While this is not the only way this can happen, we think the most likely cause for a database entry for a file with zero replicas was the following sequence of events:

  • A number of files were lost on disk
  • The file catalogue was tidied up using dirac-dms-remove-catalog-replicas specifying the misbehaving storage element
  • If a lost file was the last replica, dirac-dms-remove-catalog-replicas leaves an entry in the database behind
  • This entry can be removed with dirac-dms-remove-catalog-files, but given an (all too common) scenario of files being lost as a specific storage element dirac-dms-remove-catalog-replicas seems the obvious choice of tools to tidy up the catalogue as other replicas are unaffected.
  • This then would require an extra check by the user to see if it was the last replica. They will not be aware of this. The differences in output are also rather subtle (see below) and do not indicate a problem even to an experienced admin.
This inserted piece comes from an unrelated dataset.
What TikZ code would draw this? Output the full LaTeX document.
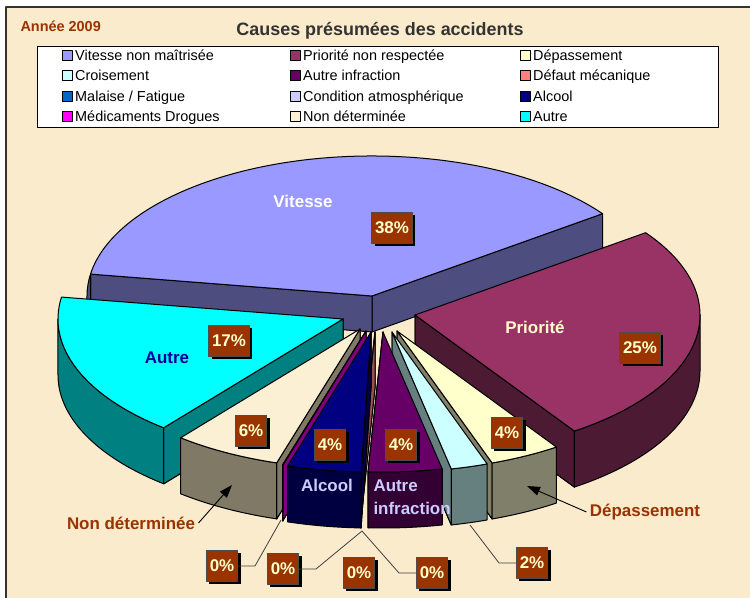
\documentclass[tikz,border=0pt]{standalone}
\usepackage[dvipsnames]{xcolor}
\usepackage{fontspec}
\setmainfont{Liberation Sans}
\usetikzlibrary{positioning,shadows,arrows.meta}
\definecolor{bgc}{HTML}{FAEBCC}
\definecolor{vitc}{HTML}{9999FF}
\definecolor{vits}{HTML}{4D4D80}
\definecolor{pric}{HTML}{993366}
\definecolor{pris}{HTML}{4D1A33}
\definecolor{depc}{HTML}{FFFFCC}
\definecolor{deps}{HTML}{80806A}
\definecolor{croc}{HTML}{CCFFFF}
\definecolor{cros}{HTML}{668080}
\definecolor{ainc}{HTML}{660066}
\definecolor{ains}{HTML}{330033}
\definecolor{defc}{HTML}{FF8080}
\definecolor{defs}{HTML}{995050}
\definecolor{malc}{HTML}{0066CC}
\definecolor{conc}{HTML}{CCCCFF}
\definecolor{alcc}{HTML}{000080}
\definecolor{alcs}{HTML}{000040}
\definecolor{medc}{HTML}{FF00FF}
\definecolor{meds}{HTML}{800080}
\definecolor{nonc}{HTML}{FCF0D4}
\definecolor{nons}{HTML}{7F7966}
\definecolor{autc}{HTML}{00FFFF}
\definecolor{auts}{HTML}{008080}
\definecolor{pbox}{HTML}{993300}
\definecolor{ptxt}{HTML}{FFFFCC}
\definecolor{brn}{HTML}{993300}
\definecolor{titc}{HTML}{333333}
\definecolor{lav}{HTML}{CCCCFF}
\definecolor{navyt}{HTML}{000099}

\begin{document}
\begin{tikzpicture}[x=1bp,y=1bp,line join=round,
                    face/.style={draw=black,line width=1bp},
                    pct/.style={fill=pbox,text=ptxt,draw=black!70,line width=0.5bp,font={\fontsize{17}{17}\selectfont\bfseries},inner xsep=3.5bp,inner ysep=0pt,minimum height=31bp,drop shadow={shadow xshift=3bp,shadow yshift=-3bp,fill=black,opacity=1}},
                    lbl/.style={font={\fontsize{17}{23}\selectfont\bfseries}},
                    legsq/.style={draw=black,line width=1bp,minimum size=10bp,inner sep=0pt},
                    legtxt/.style={font={\fontsize{14.5}{16}\selectfont},inner sep=0pt,text height=10bp,text depth=0pt,anchor=west},
                    lead/.style={draw=black!75,line width=0.8bp}]
                        \useasboundingbox (0,0) rectangle (750,598);
                        \fill[white] (0,0) rectangle (750,598);
                        \fill[bgc] (6,591) rectangle (750,0);
                        \draw[black!80,line width=1.5bp] (750,591) -- (6,591) -- (6,0);

                        \node[font={\fontsize{14.5}{16}\selectfont\bfseries},text=brn,anchor=west] (annee) at (17,572) {Année 2009};
                        \node[font={\fontsize{18}{20}\selectfont\bfseries},text=titc] (titre) at (380,567) {Causes présumées des accidents};
                        \draw[fill=white,line width=0.8bp] (37,552) rectangle (718,471);

                        \foreach \nm/\x/\y/\c/\t in {lv/67/542/vitc/Vitesse non maîtrisée, lc/67/522/croc/Croisement, lm/67/501/malc/{Malaise / Fatigue}, lmd/67/481/medc/Médicaments Drogues,
                                                     lp/295/542/pric/Priorité non respectée, la/295/522/ainc/Autre infraction, lca/295/501/conc/Condition atmosphérique, ln/295/481/nonc/Non déterminée,
                                                     ld/525/542/depc/Dépassement, ldf/525/522/defc/Défaut mécanique, lal/525/501/alcc/Alcool, lau/525/481/autc/Autre}
                        {
                            \node[legsq,fill=\c] (\nm) at (\x,\y) {};
                            \node[legtxt,right=2.5bp of \nm] {\t};
                        }

                        \coordinate (vit) at (372,302);
                        \coordinate (pri) at (415,283);
                        \coordinate (dep) at (397,267);
                        \coordinate (cro) at (392,266);
                        \coordinate (ainf) at (383,266);
                        \coordinate (defm) at (375,266);
                        \coordinate (alc) at (371,266);
                        \coordinate (med) at (366,267);
                        \coordinate (nond) at (360,269);
                        \coordinate (aut) at (343,279);

                        \foreach \ap/\a/\b/\h/\tc/\sc/\fa/\fb/\ri/\ro in {vit/36/171/36/vitc/vits/36/171/171/180,
                                                                          pri/304/396/56/pric/pris/304/304/304/360,
                                                                          aut/171/231/56/autc/auts/231/231/180/231,
                                                                          dep/289.5/304/56/depc/deps/289.5/289.5/289.5/304,
                                                                          cro/282/289.5/56/croc/cros/282/282/282/289.5,
                                                                          nond/231/253/56/nonc/nons/253/253/231/253,
                                                                          med/253/253.1/56/medc/meds/253/253/253/253.1,
                                                                          defm/267/267.1/56/defc/defs/267/267/267/267.1,
                                                                          alc/253/268/56/alcc/alcs/268/268/253/268,
                                                                          ainf/267/282/56/ainc/ains/267/267/267/282}
                        {
                            \filldraw[face,fill=\sc] (\ap) -- ++(\fa:285bp and 140bp) -- ++(0,-\h) -- ([yshift=-\h bp]\ap) -- cycle;
                            \filldraw[face,fill=\sc] (\ap) -- ++(\fb:285bp and 140bp) -- ++(0,-\h) -- ([yshift=-\h bp]\ap) -- cycle;
                            \filldraw[face,fill=\sc] (\ap) ++(\ri:285bp and 140bp) arc[start angle=\ri,end angle=\ro,x radius=285bp,y radius=140bp] -- ++(0,-\h) arc[start angle=\ro,end angle=\ri,x radius=285bp,y radius=140bp] -- cycle;
                            \filldraw[face,fill=\tc] (\ap) -- ++(\a:285bp and 140bp) arc[start angle=\a,end angle=\b,x radius=285bp,y radius=140bp] -- cycle;
                        }

                        \node[lbl,text=white] (vitl) at (303,397) {Vitesse};
                        \node[lbl,text=ptxt] (pril) at (535,271) {Priorité};
                        \node[lbl,text=navyt] (autl) at (167,240) {Autre};
                        \node[lbl,text=lav] (alcl) at (327,113) {Alcool};
                        \node[lbl,text=lav,align=left,anchor=west] (ainfl) at (370,101) {Autre\\infraction};
                        \node[lbl,text=brn] (nondl) at (131,75) {Non déterminée};
                        \node[lbl,text=brn] (depl) at (645,86) {Dépassement};

                        \node[pct] (p38) at (392,370) {38\%};
                        \node[pct] (p25) at (640,250) {25\%};
                        \node[pct] (p17) at (229,257) {17\%};
                        \node[pct] (p6) at (251,167) {6\%};
                        \node[pct] (p4a) at (330,153) {4\%};
                        \node[pct] (p4b) at (401,153) {4\%};
                        \node[pct] (p4c) at (507,165) {4\%};
                        \node[pct] (p2) at (532,35) {2\%};
                        \node[pct] (z1) at (222,32) {0\%};
                        \node[pct] (z2) at (283,29) {0\%};
                        \node[pct] (z3) at (359,25) {0\%};
                        \node[pct] (z4) at (432,25) {0\%};

                        \coordinate (medpt) at (281,78);
                        \coordinate (zpt) at (362,67);
                        \coordinate (cropt) at (470,73);
                        \coordinate (ndtip) at (232,113);
                        \coordinate (dptip) at (527,112);

                        \draw[lead] (z1.east) -- ++(17,0) -- (medpt);
                        \draw[lead] (z2.east) -- ++(17,0) -- (zpt);
                        \draw[lead] (z4.west) -- ++(-17,0) -- (zpt);
                        \draw[lead] (p2.west) -- ++(-17,0) -- (cropt);
                        \draw[-{Triangle[length=13bp,width=9bp]},line width=0.9bp] (nondl.east) -- (ndtip);
                        \draw[-{Triangle[length=13bp,width=9bp]},line width=0.9bp] (depl.west) -- (dptip);
                    \end{tikzpicture}
\end{document}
This scenario can be reproduced with the following sequence:

(base) gridpp_py3 > dirac-dms-add-file /t2k.org/user/d/reptest.txt reptest.txt UKI-LT2-IC-HEP-disk

Uploading /t2k.org/user/d/reptest.txt
Successfully uploaded file to UKI-LT2-IC-HEP-disk

[now sneakily delete file on disk to simulate storage meltdown]

Try to clean up the catalog:

(base) gridpp_py3 >
dirac-dms-remove-catalog-replicas /t2k.org/user/d/reptest.txt UKI-LT2-IC-HEP-disk
Successfully remove 1 catalog replicas at UKI-LT2-IC-HEP-disk

It still knows the LFN:

(base) gridpp_py3 > dirac-dms-lfn-replicas/t2k.org/user/d/reptest.txt
No output

That's rather subtle and you only notice that something is amiss once you realize that the output for a truly non-existent LFN is different:

(base) gridpp_py3 > dirac-dms-lfn-replicas /t2k.org/user/d/reptest.txt0
LFN                          StorageElement URL
===============================================
/t2k.org/user/d/reptest.txt0  Unknown        No such file or directory

Apply the nuclear option:

(base) gridpp_py3 > dirac-dms-remove-catalog-files /t2k.org/user/d/reptest.txt
Successfully removed 1 catalog files.

(base) lx04:2023_May_16_1234_gridpp_py3 > dirac-dms-lfn-replicas/t2k.org/user/d/reptest.txt
LFN                         StorageElement URL
==============================================
/t2k.org/user/d/reptest.txt Unknown        No such file or directory

There are probably other ways database entries can get into this state, but this is one of the more likely scenarios.

Can you please fix the following issues:

  • [ ] dirac-dms-remove-catalog-replicas should delete the file catalog entry if the replica it removes is the last of its kind (1 bonus point)
  • [x] Instead of returning "No output" dirac-dms-lfn-replicas should return an error if there are zero replicas of a file as this is an error state (i.e. not foreseen in the DIRAC code) (1 bonus point)

Once your bonus stamp card is full, you can claim your free beer.

Tagging @sfayer so he knows it's all filed.

marianne013 avatar Jun 23 '23 14:06 marianne013

Part of it is in https://github.com/DIRACGrid/DIRAC/pull/7077/commits/f6f0e37504c97e6a38549c40397ddbf15addebe2

For remove-catalog-replicas, why not just using dirac-dms-remove-replicas ? it will tell you if you are trying to delete the last replicas.

Also, this behavior is rather inconsistent with the rest of the system, which prevents you to call removeReplicas on the last replicas.

chaen avatar Jun 24 '23 21:06 chaen

Sorry, my google filter ate the reply. dirac-dms-remove-replicas was ruled out as it would not be able to remove the replica as the file is already gone on disk.

marianne013 avatar Jun 29 '23 13:06 marianne013